Monday, October 8, 2012

What Am I Reading?

The effervescent Wolfgang Munchau emphasizes, as so many millions have again and again and again. That the 'solutions' are proving to be worse than the problems. He has a bit for a third of the troika too, 
"One wonders sometimes whether this is the same IMF that in its latest World Economic Outlook produced a very thoughtful analysis of past debt crises. It came to the conclusion that deficit reduction programmes can function only under certain auspicious conditions and must not be pursued in a blind, mechanistic sort of way."


Interested in how the US Senate and Congress handles their wealth? Are they suffering? Nope. Here's the WP with  Capitol Assets.

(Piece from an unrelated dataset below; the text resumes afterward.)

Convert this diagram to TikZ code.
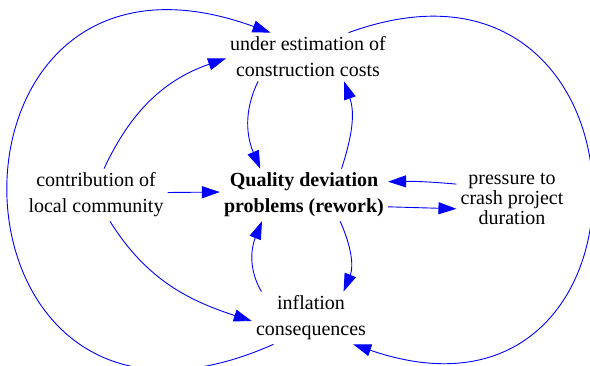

James Surowiecki has a short piece in the New Yorker on the looming fiscal cliff that ends with this gem of a line, 
"The fact that Congress was foolish enough to create the fiscal cliff doesn’t mean it also has to be foolish enough to drive us off it."


The narrative Robert Shiller has a piece in the NYT on the double-edged nature of the housing fever - the booms and the busts, and the seemingly extravagant expectations people had of the market.

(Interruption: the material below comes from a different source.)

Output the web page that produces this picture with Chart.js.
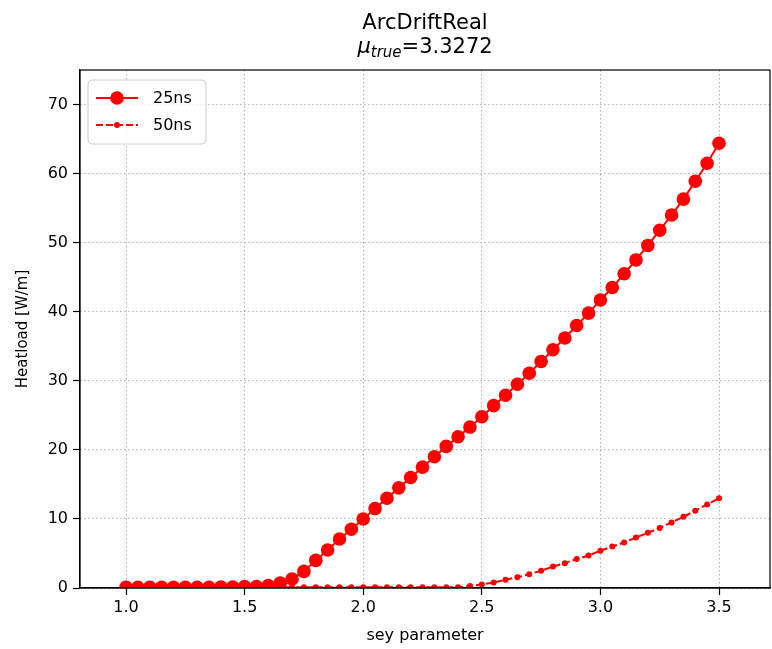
<!DOCTYPE html>
<html>
<head>
<meta charset="utf-8">
<script src="https://cdn.jsdelivr.net/npm/chart.js@4"></script>
<style>
  html, body { margin: 0; padding: 0; background: #fff; }
  canvas { display: block; }
</style>
</head>
<body>
<canvas id="chart" width="772" height="649"></canvas>
<script>
// sey parameter values (x)
const sey = [1.00, 1.05, 1.10, 1.15, 1.20, 1.25, 1.30, 1.35, 1.40, 1.45,
             1.50, 1.55, 1.60, 1.65, 1.70, 1.75, 1.80, 1.85, 1.90, 1.95,
             2.00, 2.05, 2.10, 2.15, 2.20, 2.25, 2.30, 2.35, 2.40, 2.45,
             2.50, 2.55, 2.60, 2.65, 2.70, 2.75, 2.80, 2.85, 2.90, 2.95,
             3.00, 3.05, 3.10, 3.15, 3.20, 3.25, 3.30, 3.35, 3.40, 3.45, 3.50];

// heatload 25ns [W/m]
const heat25 = [0.1, 0.1, 0.1, 0.1, 0.1, 0.1, 0.1, 0.1, 0.15, 0.15,
                0.2, 0.2, 0.35, 0.7, 1.3, 2.4, 4.0, 5.5, 7.1, 8.5,
                10.0, 11.5, 13.0, 14.5, 16.0, 17.5, 19.0, 20.5, 21.9, 23.3,
                24.8, 26.4, 27.9, 29.5, 31.1, 32.8, 34.5, 36.2, 38.0, 39.8,
                41.7, 43.5, 45.5, 47.5, 49.6, 51.8, 54.0, 56.3, 58.9, 61.5, 64.4];

// heatload 50ns [W/m]
const heat50 = [0.1, 0.1, 0.1, 0.1, 0.1, 0.1, 0.1, 0.1, 0.1, 0.1,
                0.1, 0.1, 0.1, 0.1, 0.1, 0.1, 0.1, 0.1, 0.1, 0.1,
                0.1, 0.1, 0.1, 0.1, 0.1, 0.1, 0.1, 0.1, 0.1, 0.3,
                0.5, 0.8, 1.2, 1.55, 2.0, 2.5, 3.1, 3.6, 4.2, 4.7,
                5.4, 6.0, 6.6, 7.3, 8.0, 8.7, 9.5, 10.3, 11.2, 12.1, 13.0];

const xTicks = [1.0, 1.5, 2.0, 2.5, 3.0, 3.5];
const yTicks = [0, 10, 20, 30, 40, 50, 60, 70];

const FONT = "'DejaVu Sans', sans-serif";

// titre sur deux lignes, la 2e avec indice en italique
const titlePlugin = {
  id: 'mplTitle',
  afterDraw(chart) {
    const ctx = chart.ctx;
    const cx = (chart.chartArea.left + chart.chartArea.right) / 2;
    ctx.save();
    ctx.fillStyle = '#000';
    ctx.textBaseline = 'alphabetic';
    ctx.font = `21px ${FONT}`;
    ctx.textAlign = 'center';
    ctx.fillText('ArcDriftReal', cx, 29);

    const big = `italic 21px ${FONT}`, sub = `italic 15px ${FONT}`, norm = `21px ${FONT}`;
    ctx.font = big;  const w1 = ctx.measureText('\u03bc').width;
    ctx.font = sub;  const w2 = ctx.measureText('true').width;
    ctx.font = norm; const w3 = ctx.measureText('=3.3272').width;
    let x = cx - (w1 + w2 + w3) / 2;
    ctx.textAlign = 'left';
    ctx.font = big;  ctx.fillText('\u03bc', x, 53); x += w1;
    ctx.font = sub;  ctx.fillText('true', x, 57); x += w2;
    ctx.font = norm; ctx.fillText('=3.3272', x, 53);
    ctx.restore();
  }
};

// cadre complet autour de la zone de tracé
const framePlugin = {
  id: 'frame',
  afterDatasetsDraw(chart) {
    const {ctx, chartArea: a} = chart;
    ctx.save();
    ctx.strokeStyle = '#000';
    ctx.lineWidth = 1.2;
    ctx.strokeRect(a.left, a.top, a.right - a.left, a.bottom - a.top);
    ctx.restore();
  }
};

// légende dans le coin haut gauche
const legendPlugin = {
  id: 'innerLegend',
  afterDraw(chart) {
    const ctx = chart.ctx;
    const bx = 88, by = 80, bw = 118, bh = 64;
    ctx.save();
    ctx.beginPath();
    ctx.roundRect(bx, by, bw, bh, 4);
    ctx.fillStyle = 'rgba(255,255,255,0.8)';
    ctx.fill();
    ctx.strokeStyle = '#cccccc';
    ctx.lineWidth = 1;
    ctx.stroke();
    chart.data.datasets.forEach((ds, i) => {
      const y = by + 18 + i * 27;
      ctx.strokeStyle = ds.borderColor;
      ctx.lineWidth = ds.borderWidth;
      ctx.setLineDash(ds.borderDash || []);
      ctx.beginPath();
      ctx.moveTo(96, y);
      ctx.lineTo(138, y);
      ctx.stroke();
      ctx.setLineDash([]);
      ctx.fillStyle = ds.pointBackgroundColor;
      ctx.beginPath();
      ctx.arc(117, y, ds.pointRadius, 0, Math.PI * 2);
      ctx.fill();
      ctx.fillStyle = '#000';
      ctx.font = `16px ${FONT}`;
      ctx.textBaseline = 'middle';
      ctx.textAlign = 'left';
      ctx.fillText(ds.label, 153, y + 1);
    });
    ctx.restore();
  }
};

new Chart(document.getElementById('chart'), {
  type: 'line',
  data: {
    datasets: [
      {
        label: '25ns',
        data: sey.map((x, i) => ({x, y: heat25[i]})),
        borderColor: '#ff0000',
        backgroundColor: '#ff0000',
        pointBackgroundColor: '#ff0000',
        pointBorderWidth: 0,
        borderWidth: 2,
        pointRadius: 6.8,
        clip: 0
      },
      {
        label: '50ns',
        data: sey.map((x, i) => ({x, y: heat50[i]})),
        borderColor: '#ff0000',
        backgroundColor: '#ff0000',
        pointBackgroundColor: '#ff0000',
        pointBorderWidth: 0,
        borderWidth: 2,
        borderDash: [7, 3],
        pointRadius: 3,
        clip: 0
      }
    ]
  },
  options: {
    responsive: false,
    animation: false,
    layout: { autoPadding: false, padding: { top: 70, right: 2, left: 0, bottom: 0 } },
    plugins: { legend: { display: false }, title: { display: false }, tooltip: { enabled: false } },
    scales: {
      x: {
        type: 'linear',
        min: 0.806, max: 3.715,
        afterBuildTicks: s => { s.ticks = xTicks.map(v => ({value: v})); },
        afterFit: s => { s.height = 61; s.paddingLeft = 0; s.paddingRight = 0; },
        grid: { color: '#b0b0b0', lineWidth: 1, tickLength: 7, tickColor: '#000', tickWidth: 1.2, tickBorderDash: [] },
        border: { display: true, color: '#000', width: 1.2, dash: [1.5, 2.5] },
        ticks: { color: '#000', font: { family: FONT, size: 16 }, padding: 3, maxRotation: 0,
                 callback: v => v.toFixed(1) },
        title: { display: true, text: 'sey parameter', color: '#000',
                 font: { family: FONT, size: 16 }, padding: { top: 0, bottom: 4 } }
      },
      y: {
        type: 'linear',
        min: 0, max: 75,
        afterBuildTicks: s => { s.ticks = yTicks.map(v => ({value: v})); },
        afterFit: s => { s.width = 80; },
        grid: { color: '#b0b0b0', lineWidth: 1, tickLength: 7, tickColor: '#000', tickWidth: 1.2, tickBorderDash: [] },
        border: { display: true, color: '#000', width: 1.2, dash: [1.5, 2.5] },
        ticks: { color: '#000', font: { family: FONT, size: 16 }, padding: 5 },
        title: { display: true, text: 'Heatload [W/m]', color: '#000',
                 font: { family: FONT, size: 15 }, padding: { top: 14, bottom: 0 } }
      }
    }
  },
  plugins: [titlePlugin, framePlugin, legendPlugin]
});
</script>
</body>
</html>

Keeping in line with a favourite Republican nominee pastime of euro-bashing, here's a piece focusing on Romney playing to his base by attempting to distinguish America from...well....the rest of them (in this case, Spain). Funny thing is anyone can tell you that Europe did not spend its way into this crisis - that's not the cause. But obviously Romney knows that. Which means - that this is yet another case of intentional dishonesty. 


And finally, here's Mankiw's thoughts on the whole BLS 'truther' controversy (controversy?? really?). And Krugman's blurb on constant-demography based unemployment data. What it's all trying to come down to is of course, is this a real recovery or not. Election year you see...

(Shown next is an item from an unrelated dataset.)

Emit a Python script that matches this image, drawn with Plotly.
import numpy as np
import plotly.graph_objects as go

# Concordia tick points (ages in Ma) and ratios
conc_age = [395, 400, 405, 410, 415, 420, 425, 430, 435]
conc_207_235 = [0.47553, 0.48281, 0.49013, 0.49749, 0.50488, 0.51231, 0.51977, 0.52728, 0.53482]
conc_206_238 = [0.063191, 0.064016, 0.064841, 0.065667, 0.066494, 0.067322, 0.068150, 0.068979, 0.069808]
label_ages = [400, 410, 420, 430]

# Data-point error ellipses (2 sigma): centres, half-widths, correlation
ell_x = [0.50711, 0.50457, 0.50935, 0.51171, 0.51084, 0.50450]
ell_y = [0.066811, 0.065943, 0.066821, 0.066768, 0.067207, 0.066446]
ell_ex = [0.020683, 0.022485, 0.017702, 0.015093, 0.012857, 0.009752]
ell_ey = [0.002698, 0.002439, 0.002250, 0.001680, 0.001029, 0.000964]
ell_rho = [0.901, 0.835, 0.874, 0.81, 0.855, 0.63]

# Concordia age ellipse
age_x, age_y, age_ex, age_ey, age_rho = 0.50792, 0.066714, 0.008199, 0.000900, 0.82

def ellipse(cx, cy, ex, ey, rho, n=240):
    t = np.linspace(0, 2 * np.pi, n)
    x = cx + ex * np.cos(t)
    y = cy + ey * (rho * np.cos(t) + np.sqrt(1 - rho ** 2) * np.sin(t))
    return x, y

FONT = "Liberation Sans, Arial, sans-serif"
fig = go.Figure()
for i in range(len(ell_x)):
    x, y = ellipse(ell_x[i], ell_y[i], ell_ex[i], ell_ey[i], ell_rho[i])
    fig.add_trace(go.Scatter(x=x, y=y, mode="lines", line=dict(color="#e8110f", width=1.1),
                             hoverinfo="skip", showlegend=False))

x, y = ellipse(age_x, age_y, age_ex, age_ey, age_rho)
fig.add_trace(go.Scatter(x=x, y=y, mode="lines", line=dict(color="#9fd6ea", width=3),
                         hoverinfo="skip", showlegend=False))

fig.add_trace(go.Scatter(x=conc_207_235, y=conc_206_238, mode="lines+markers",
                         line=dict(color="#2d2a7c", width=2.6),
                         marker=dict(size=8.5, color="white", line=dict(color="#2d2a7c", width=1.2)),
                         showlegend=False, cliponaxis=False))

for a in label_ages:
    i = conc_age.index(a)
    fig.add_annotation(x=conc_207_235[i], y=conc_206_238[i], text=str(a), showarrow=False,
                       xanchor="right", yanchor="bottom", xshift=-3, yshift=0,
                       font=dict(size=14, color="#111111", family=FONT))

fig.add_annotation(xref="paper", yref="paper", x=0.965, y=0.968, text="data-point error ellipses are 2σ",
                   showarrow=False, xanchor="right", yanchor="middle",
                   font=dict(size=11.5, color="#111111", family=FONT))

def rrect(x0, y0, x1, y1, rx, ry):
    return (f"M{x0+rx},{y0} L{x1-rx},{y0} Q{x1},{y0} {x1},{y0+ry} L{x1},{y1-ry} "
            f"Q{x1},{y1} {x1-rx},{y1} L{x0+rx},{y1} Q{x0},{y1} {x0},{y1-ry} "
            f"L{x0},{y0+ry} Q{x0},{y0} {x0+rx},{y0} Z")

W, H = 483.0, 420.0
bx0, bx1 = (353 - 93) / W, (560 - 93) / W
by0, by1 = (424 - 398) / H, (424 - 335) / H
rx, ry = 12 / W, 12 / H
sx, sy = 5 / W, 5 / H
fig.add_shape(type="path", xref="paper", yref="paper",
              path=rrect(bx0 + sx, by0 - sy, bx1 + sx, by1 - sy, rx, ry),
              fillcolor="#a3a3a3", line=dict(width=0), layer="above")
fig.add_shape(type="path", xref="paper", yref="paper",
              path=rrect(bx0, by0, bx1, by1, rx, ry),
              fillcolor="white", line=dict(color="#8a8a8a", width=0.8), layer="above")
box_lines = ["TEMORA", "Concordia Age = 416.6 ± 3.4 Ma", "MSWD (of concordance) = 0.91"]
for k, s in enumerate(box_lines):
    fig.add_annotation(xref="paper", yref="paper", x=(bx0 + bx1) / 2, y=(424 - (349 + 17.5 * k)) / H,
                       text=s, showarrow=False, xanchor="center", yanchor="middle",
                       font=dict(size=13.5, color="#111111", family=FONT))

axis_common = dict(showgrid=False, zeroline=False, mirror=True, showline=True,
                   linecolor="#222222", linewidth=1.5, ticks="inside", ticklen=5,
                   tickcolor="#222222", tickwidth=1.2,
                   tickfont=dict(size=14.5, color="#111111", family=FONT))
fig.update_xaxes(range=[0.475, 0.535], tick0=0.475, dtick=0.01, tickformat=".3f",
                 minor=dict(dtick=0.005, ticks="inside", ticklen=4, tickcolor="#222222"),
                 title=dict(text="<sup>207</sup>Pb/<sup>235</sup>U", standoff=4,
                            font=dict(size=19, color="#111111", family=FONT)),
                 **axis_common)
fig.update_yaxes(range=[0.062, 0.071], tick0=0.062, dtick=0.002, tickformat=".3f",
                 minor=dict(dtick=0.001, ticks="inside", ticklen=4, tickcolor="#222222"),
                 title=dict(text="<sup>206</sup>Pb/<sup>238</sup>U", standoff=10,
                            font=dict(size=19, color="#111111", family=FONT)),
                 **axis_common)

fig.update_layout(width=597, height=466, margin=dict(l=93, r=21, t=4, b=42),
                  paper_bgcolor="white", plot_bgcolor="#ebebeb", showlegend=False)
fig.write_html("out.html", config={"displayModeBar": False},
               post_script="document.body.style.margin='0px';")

And finally finally, Acemoglu, Robinson and Verdier came out with a paper on different forms of capitalism. This, from the abstract - "some countries will opt for a type of cut-throat capitalism that generates greater inequality and more innovation and will become the technology leaders, while others will free-ride on the cut throat incentives of the leaders and choose a more cuddly form of capitalism. Paradoxically, those with cuddly reward structures, though poorer, may have higher welfare than cut-throat capitalists but in the world equilibrium, it is not a best response for the cut-throat capitalists to switch to a more cuddly form of capitalism."

I'm going to read it and get back on this.